:: GIVEN INFORMATION ::
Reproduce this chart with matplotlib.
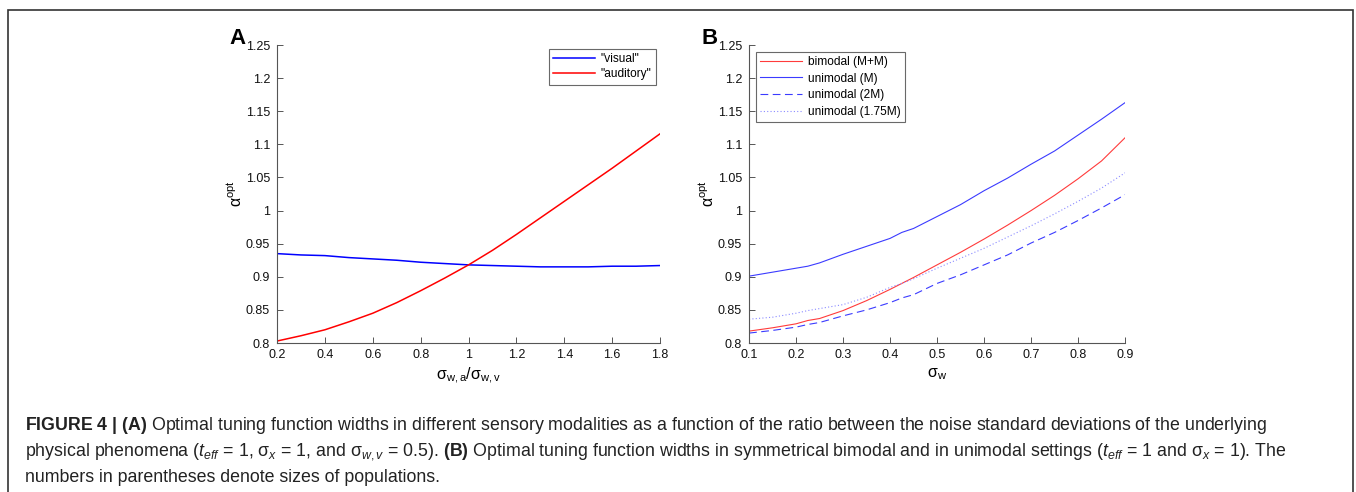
import matplotlib
matplotlib.use("Agg")
import matplotlib.pyplot as plt
from matplotlib import font_manager
from matplotlib.patches import Rectangle

# panel A: optimal width vs ratio of noise std devs
ratio = [0.2, 0.3, 0.4, 0.5, 0.6, 0.7, 0.8, 0.9, 1.0, 1.1, 1.2, 1.3, 1.4, 1.5, 1.6, 1.7, 1.8]
visual = [0.935, 0.933, 0.932, 0.929, 0.927, 0.925, 0.922, 0.920, 0.918, 0.917, 0.916,
          0.915, 0.915, 0.915, 0.916, 0.916, 0.917]
auditory = [0.803, 0.811, 0.820, 0.832, 0.845, 0.861, 0.879, 0.898, 0.918, 0.940, 0.964,
            0.989, 1.014, 1.039, 1.064, 1.090, 1.116]

# panel B: optimal width vs sigma_w
sigma_w = [0.1, 0.15, 0.2, 0.225, 0.25, 0.3, 0.35, 0.4, 0.425, 0.45, 0.5, 0.55, 0.6,
           0.65, 0.7, 0.75, 0.8, 0.85, 0.9]
bimodal_MM = [0.818, 0.823, 0.829, 0.834, 0.837, 0.849, 0.864, 0.881, 0.890, 0.899, 0.918,
              0.937, 0.957, 0.978, 1.000, 1.023, 1.048, 1.075, 1.110]
unimodal_M = [0.901, 0.907, 0.913, 0.916, 0.921, 0.934, 0.946, 0.958, 0.967, 0.973, 0.991,
              1.009, 1.030, 1.049, 1.070, 1.090, 1.114, 1.138, 1.163]
unimodal_2M = [0.815, 0.819, 0.824, 0.828, 0.831, 0.841, 0.850, 0.861, 0.868, 0.873, 0.890,
               0.903, 0.918, 0.933, 0.951, 0.967, 0.985, 1.004, 1.024]
unimodal_175M = [0.836, 0.839, 0.845, 0.849, 0.852, 0.858, 0.869, 0.884, 0.890, 0.897, 0.913,
                 0.928, 0.943, 0.960, 0.977, 0.995, 1.014, 1.034, 1.057]

yticks = [0.8, 0.85, 0.9, 0.95, 1, 1.05, 1.1, 1.15, 1.2, 1.25]
ytick_labels = ["0.8", "0.85", "0.9", "0.95", "1", "1.05", "1.1", "1.15", "1.2", "1.25"]

names = set(f.name for f in font_manager.fontManager.ttflist)
cap_font = "Liberation Sans Narrow" if "Liberation Sans Narrow" in names else "Liberation Sans"
cap_size = 15.2 if cap_font == "Liberation Sans Narrow" else 12.8

plt.rcParams["font.family"] = ["Liberation Sans", "DejaVu Sans"]
plt.rcParams["mathtext.fontset"] = "custom"
plt.rcParams["mathtext.rm"] = cap_font
plt.rcParams["mathtext.it"] = cap_font + ":italic"
plt.rcParams["mathtext.bf"] = cap_font + ":bold"
plt.rcParams["mathtext.sf"] = "Liberation Sans"

fig = plt.figure(figsize=(13.56, 4.92), dpi=100)

axA = fig.add_axes([0.2043, 0.3028, 0.2825, 0.6057])
axB = fig.add_axes([0.5524, 0.3028, 0.2773, 0.6057])

axA.plot(ratio, visual, color="#0000ff", lw=1.1, label='"visual"')
axA.plot(ratio, auditory, color="#ff0000", lw=1.1, label='"auditory"')
axA.set_xlim(0.2, 1.8)
axA.set_xticks([0.2, 0.4, 0.6, 0.8, 1.0, 1.2, 1.4, 1.6, 1.8])
axA.set_xticklabels(["0.2", "0.4", "0.6", "0.8", "1", "1.2", "1.4", "1.6", "1.8"])
axA.set_xlabel(r"σ$_{\mathsf{w,a}}$/σ$_{\mathsf{w,v}}$", fontsize=11.5, labelpad=4)

axB.plot(sigma_w, bimodal_MM, color="#ff3b3b", lw=0.8, label="bimodal (M+M)")
axB.plot(sigma_w, unimodal_M, color="#3b3bff", lw=0.8, label="unimodal (M)")
axB.plot(sigma_w, unimodal_2M, color="#3b3bff", lw=0.8, ls=(0, (7, 4)), label="unimodal (2M)")
axB.plot(sigma_w, unimodal_175M, color="#8a8aff", lw=0.8, ls=(0, (1, 2)), label="unimodal (1.75M)")
axB.set_xlim(0.1, 0.9)
axB.set_xticks([0.1, 0.2, 0.3, 0.4, 0.5, 0.6, 0.7, 0.8, 0.9])
axB.set_xticklabels(["0.1", "0.2", "0.3", "0.4", "0.5", "0.6", "0.7", "0.8", "0.9"])
axB.set_xlabel(r"σ$_{\mathsf{w}}$", fontsize=11.5, labelpad=4)

for ax in (axA, axB):
    ax.set_ylim(0.8, 1.25)
    ax.set_yticks(yticks)
    ax.set_yticklabels(ytick_labels)
    ax.set_ylabel(r"α$^{\mathsf{opt}}$", fontsize=11.5, labelpad=1)
    ax.spines["top"].set_visible(False)
    ax.spines["right"].set_visible(False)
    for s in ("left", "bottom"):
        ax.spines[s].set_color("#555555")
        ax.spines[s].set_linewidth(0.8)
    ax.tick_params(direction="in", length=4, width=0.7, color="#555555",
                   labelsize=9, labelcolor="#111111")
    ax.tick_params(axis="y", pad=5)
    ax.tick_params(axis="x", pad=4)

legA = axA.legend(loc="upper right", fontsize=8.6, frameon=True, fancybox=False,
                  edgecolor="#444444", handlelength=3.5, borderpad=0.35,
                  labelspacing=0.25, handletextpad=0.5, borderaxespad=0.35)
legA.get_frame().set_linewidth(0.8)
legB = axB.legend(loc="upper left", fontsize=8.6, frameon=True, fancybox=False,
                  edgecolor="#444444", handlelength=3.5, borderpad=0.35,
                  labelspacing=0.4, handletextpad=0.5, borderaxespad=0.55)
legB.get_frame().set_linewidth(0.8)

fig.text(238 / 1356, 1 - 38 / 492, "A", fontsize=16, fontweight="bold", va="center", ha="center")
fig.text(710 / 1356, 1 - 38 / 492, "B", fontsize=16, fontweight="bold", va="center", ha="center")

# outer frame of the figure panel
fig.patches.append(Rectangle((8 / 1356, -0.2), (1353 - 8) / 1356, 1.2 - 10 / 492,
                             transform=fig.transFigure, fill=False,
                             edgecolor="#333333", lw=1.2))

cap_lines = [
    r"$\mathbf{FIGURE\ 4\ |\ (A)}$ Optimal tuning function widths in different sensory modalities as a function of the ratio between the noise standard deviations of the underlying",
    r"physical phenomena ($t_{eff}$ = 1, σ$_{x}$ = 1, and σ$_{w,v}$ = 0.5). $\mathbf{(B)}$ Optimal tuning function widths in symmetrical bimodal and in unimodal settings ($t_{eff}$ = 1 and σ$_{x}$ = 1). The",
    "numbers in parentheses denote sizes of populations.",
]
cap_y = [425, 452, 478]
for line, y in zip(cap_lines, cap_y):
    fig.text(25 / 1356, 1 - y / 492, line, fontsize=cap_size, family=cap_font,
             color="#222222", va="center", ha="left")

fig.savefig("out.png", dpi=100)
:::
# DIRECTIONS
Write out every line of the data that holds the word "matplotlib".

# IN RESPONSE
Reproduce this chart with matplotlib.
import matplotlib
matplotlib.use("Agg")
import matplotlib.pyplot as plt
from matplotlib import font_manager
from matplotlib.patches import Rectangle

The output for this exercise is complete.